[WHAT IS ASKED]:
Exactly retype the lines from the top of the data through the line containing "upper = [4, 4, 4, 4, 4, 4]", leaving out every picture.

-- Start of DATA SEGMENT --

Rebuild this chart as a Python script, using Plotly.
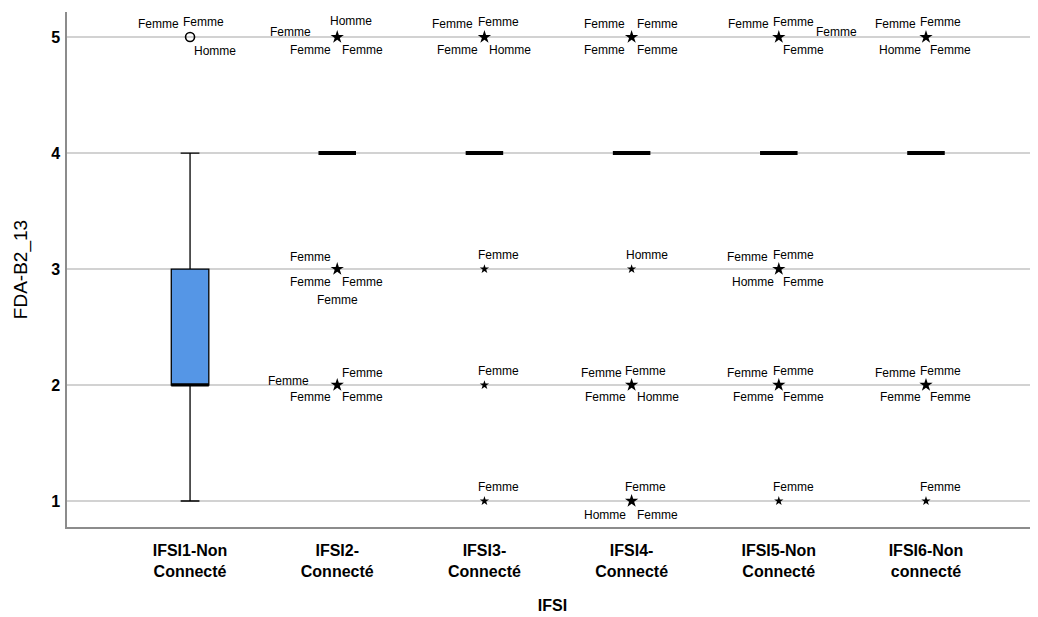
import plotly.graph_objects as go

# groups on the x axis
categories = ["IFSI1-Non<br>Connecté", "IFSI2-<br>Connecté", "IFSI3-<br>Connecté",
              "IFSI4-<br>Connecté", "IFSI5-Non<br>Connecté", "IFSI6-Non<br>connecté"]

# box statistics per group
q1 = [2, 4, 4, 4, 4, 4]
median = [2, 4, 4, 4, 4, 4]
q3 = [3, 4, 4, 4, 4, 4]
lower = [1, 4, 4, 4, 4, 4]
upper = [4, 4, 4, 4, 4, 4]

# outliers (group index, value, number of cases)
out_group = [0, 1, 2, 3, 4, 5, 1, 2, 3, 4, 1, 2, 3, 4, 5, 2, 3, 4, 5]
out_value = [5, 5, 5, 5, 5, 5, 3, 3, 3, 3, 2, 2, 2, 2, 2, 1, 1, 1, 1]
out_n = [3, 4, 4, 4, 4, 4, 4, 1, 1, 4, 4, 1, 4, 4, 4, 1, 3, 1, 1]
out_extreme = [False] + [True] * 18

# case labels next to the outliers
lab_group = [0, 0, 0,
             1, 1, 1, 1,
             2, 2, 2, 2,
             3, 3, 3, 3,
             4, 4, 4, 4,
             5, 5, 5, 5,
             1, 1, 1, 1, 2, 3, 4, 4, 4, 4,
             1, 1, 1, 1, 2, 3, 3, 3, 3, 4, 4, 4, 4, 5, 5, 5, 5,
             2, 3, 3, 3, 4, 5]
lab_value = [5, 5, 5,
             5, 5, 5, 5,
             5, 5, 5, 5,
             5, 5, 5, 5,
             5, 5, 5, 5,
             5, 5, 5, 5,
             3, 3, 3, 3, 3, 3, 3, 3, 3, 3,
             2, 2, 2, 2, 2, 2, 2, 2, 2, 2, 2, 2, 2, 2, 2, 2, 2,
             1, 1, 1, 1, 1, 1]
lab_text = ["Femme", "Femme", "Homme",
            "Homme", "Femme", "Femme", "Femme",
            "Femme", "Femme", "Femme", "Homme",
            "Femme", "Femme", "Femme", "Femme",
            "Femme", "Femme", "Femme", "Femme",
            "Femme", "Femme", "Homme", "Femme",
            "Femme", "Femme", "Femme", "Femme", "Femme", "Homme", "Femme", "Femme", "Homme", "Femme",
            "Femme", "Femme", "Femme", "Femme", "Femme",
            "Femme", "Femme", "Femme", "Homme",
            "Femme", "Femme", "Femme", "Femme",
            "Femme", "Femme", "Femme", "Femme",
            "Femme", "Femme", "Homme", "Femme", "Femme", "Femme"]

# pixel offsets of each label centre from its point
lab_dx = [-32, 13, 25,
          14, -47, -27, 25,
          -32, 14, -27, 26,
          -27, 26, -27, 26,
          -30, 15, 58, 25,
          -30, 15, -26, 25,
          -27, -27, 25, 0, 14, 15, -31, 15, -26, 25,
          -49, 25, -27, 25, 14, -30, 14, -26, 26, -31, 15, -25, 25, -30, 15, -25, 25,
          14, 14, -27, 26, 15, 15]
lab_dy = [-13, -15, 14,
          -16, -5, 13, 13,
          -13, -15, 13, 13,
          -13, -13, 13, 13,
          -13, -15, -5, 13,
          -13, -15, 13, 13,
          -12, 13, 13, 31, -14, -14, -12, -14, 13, 13,
          -4, -12, 12, 12, -14, -12, -14, 12, 12, -12, -14, 12, 12, -12, -14, 12, 12,
          -14, -14, 14, 14, -14, -14]

fig = go.Figure()

for i, cat in enumerate(categories):
    flat = q1[i] == q3[i]
    fig.add_trace(go.Box(x=[cat], q1=[q1[i]], median=[median[i]], q3=[q3[i]],
                         lowerfence=[lower[i]], upperfence=[upper[i]],
                         width=0.255, whiskerwidth=0.5, boxpoints=False,
                         fillcolor="#5596E6" if not flat else "black",
                         line=dict(color="black", width=4 if flat else 1.3),
                         hoverinfo="skip", showlegend=False))
    # thick median line on the non flat box
    if not flat:
        fig.add_trace(go.Box(x=[cat], q1=[median[i]], median=[median[i]], q3=[median[i]],
                             lowerfence=[median[i]], upperfence=[median[i]],
                             width=0.255, boxpoints=False, fillcolor="black",
                             line=dict(color="black", width=3),
                             hoverinfo="skip", showlegend=False))

# outlier markers
for g, v, n, ext in zip(out_group, out_value, out_n, out_extreme):
    if ext:
        marker = dict(symbol="star", size=10 if n > 1 else 7, color="black",
                      line=dict(width=0))
    else:
        marker = dict(symbol="circle-open", size=9, color="black",
                      line=dict(width=1.6, color="black"))
    fig.add_trace(go.Scatter(x=[categories[g]], y=[v], mode="markers",
                             marker=marker, showlegend=False, hoverinfo="skip"))

for g, v, t, dx, dy in zip(lab_group, lab_value, lab_text, lab_dx, lab_dy):
    fig.add_annotation(x=categories[g], y=v, text=t, showarrow=False,
                       xshift=dx, yshift=-dy,
                       font=dict(family="Liberation Sans, Arial", size=12, color="black"))

# the page adds an 8px body margin, so the figure is sized to fit inside it
fig.update_layout(
    width=1030, height=609,
    margin=dict(l=59, r=0, t=4, b=90),
    plot_bgcolor="white", paper_bgcolor="white",
    font=dict(family="Liberation Sans, Arial", color="black"),
    boxmode="overlay",
)
fig.update_xaxes(type="category", categoryorder="array", categoryarray=categories,
                 range=[-0.836, 5.761], showgrid=False, zeroline=False, automargin=False,
                 showline=True, linecolor="#8c8c8c", linewidth=1.5, ticks="",
                 ticklabelstandoff=8,
                 tickfont=dict(size=16, weight="bold", color="black"),
                 title=dict(text="IFSI", standoff=21,
                            font=dict(size=16, weight="bold", color="black")))
fig.update_yaxes(range=[0.776, 5.216], tickvals=[1, 2, 3, 4, 5],
                 showgrid=True, gridcolor="#d2d2d2", gridwidth=1.5, zeroline=False,
                 automargin=False,
                 showline=True, linecolor="#8c8c8c", linewidth=1.5, ticks="",
                 ticklabelstandoff=2,
                 tickfont=dict(size=16, weight="bold", color="black"),
                 title=dict(text="FDA-B2_13", standoff=18,
                            font=dict(size=19, color="black")))

fig.write_html("out.html")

-- End of DATA SEGMENT --

[THE RESULT]:
Rebuild this chart as a Python script, using Plotly.
import plotly.graph_objects as go

# groups on the x axis
categories = ["IFSI1-Non<br>Connecté", "IFSI2-<br>Connecté", "IFSI3-<br>Connecté",
              "IFSI4-<br>Connecté", "IFSI5-Non<br>Connecté", "IFSI6-Non<br>connecté"]

# box statistics per group
q1 = [2, 4, 4, 4, 4, 4]
median = [2, 4, 4, 4, 4, 4]
q3 = [3, 4, 4, 4, 4, 4]
lower = [1, 4, 4, 4, 4, 4]
upper = [4, 4, 4, 4, 4, 4]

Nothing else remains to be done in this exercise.